Suffering a steep decline in popularity, according to recent polling, presidential candidate Scott Walker highlighted his anti-union credentials Monday, releasing an aggressive roadmap for taking his union-busting tactics to the federal level.
In advance of the second Republican debate this week, the Walker campaign released a white paper, called "Power to the People," emphasizing his record as Wisconsin governor, in which he curtailed collective-bargaining rights in dramatic showdowns with the state's unionized government employees.
Among the policies Walker outlined in the document are: an end to public sector unions, an extension of so-called right-to-work legislation nationwide, which would reduce unions' abilities to collect dues from all members of unionized workplaces, and the elimination of the National Labor Relations Board (NLRB).
In an advance excerpt of remarks to be made in a Las Vegas speech Monday, Walker said his plan would combat "big-government union bosses," while empowering workers and growing the economy. Some of the reforms require Congressional action or changes to federal regulations, while others could be implemented unilaterally via presidential executive order.

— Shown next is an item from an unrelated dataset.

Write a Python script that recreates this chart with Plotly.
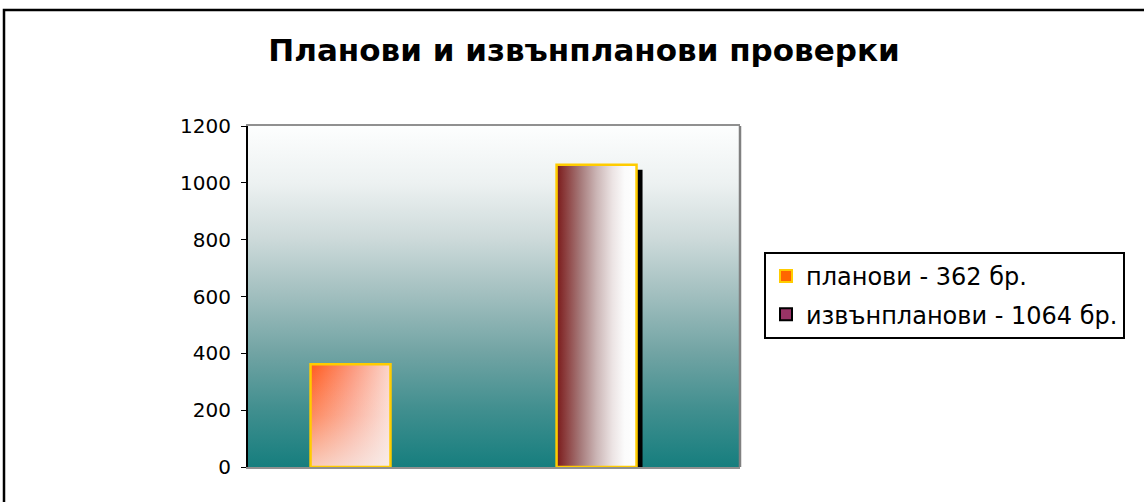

The NLRB, which oversees union elections and charges of labor-law violations, recently passed a series of rulings to smooth and speed the unionization process, as well as expand employers' responsibilities towards contracted workers. The board's members are currently mainly Democratic political appointees, and many recent decisions have come down in favor of the union movement.
Walker's plan would shift the NLRB's powers to the federal court system and the National Mediation Board (NMB), an agency that moderates railroad and airline labor relations, as well as the federal court system.
Eric Hauser, the communications director of the AFL-CIO federation of unions, called Walker a "one-trick pony" in a statement following the white paper's release. Previously, AFL-CIO President Richard Trumka called Walker a "national disgrace," after the governor announced his candidacy for the presidency.
As part of his labor plan, Walker would also endorse and seek the passage of the Employee Rights Act, according to excerpts of his speech, calling it "pro-freedom and pro-worker."
The act would introduce restrictions on the use of union member dues, require union re-certification once a workforce turns over by 50%, and require secret ballot union elections.
Richard Berman, Executive Director of the business-backed lobbying group Center for Union Facts, told BuzzFeed News that the proposed act is "the most far-reaching piece of labor legislation in the last fifty years," saying it would "avoid tension between management and labor in the legislative area and give additional rights to employees."
"Were that to be passed, it would totally energize the employee community in a way that… I shouldn't say energize," said Berman. "It would totally relieve the employee community from union intimidation over the years."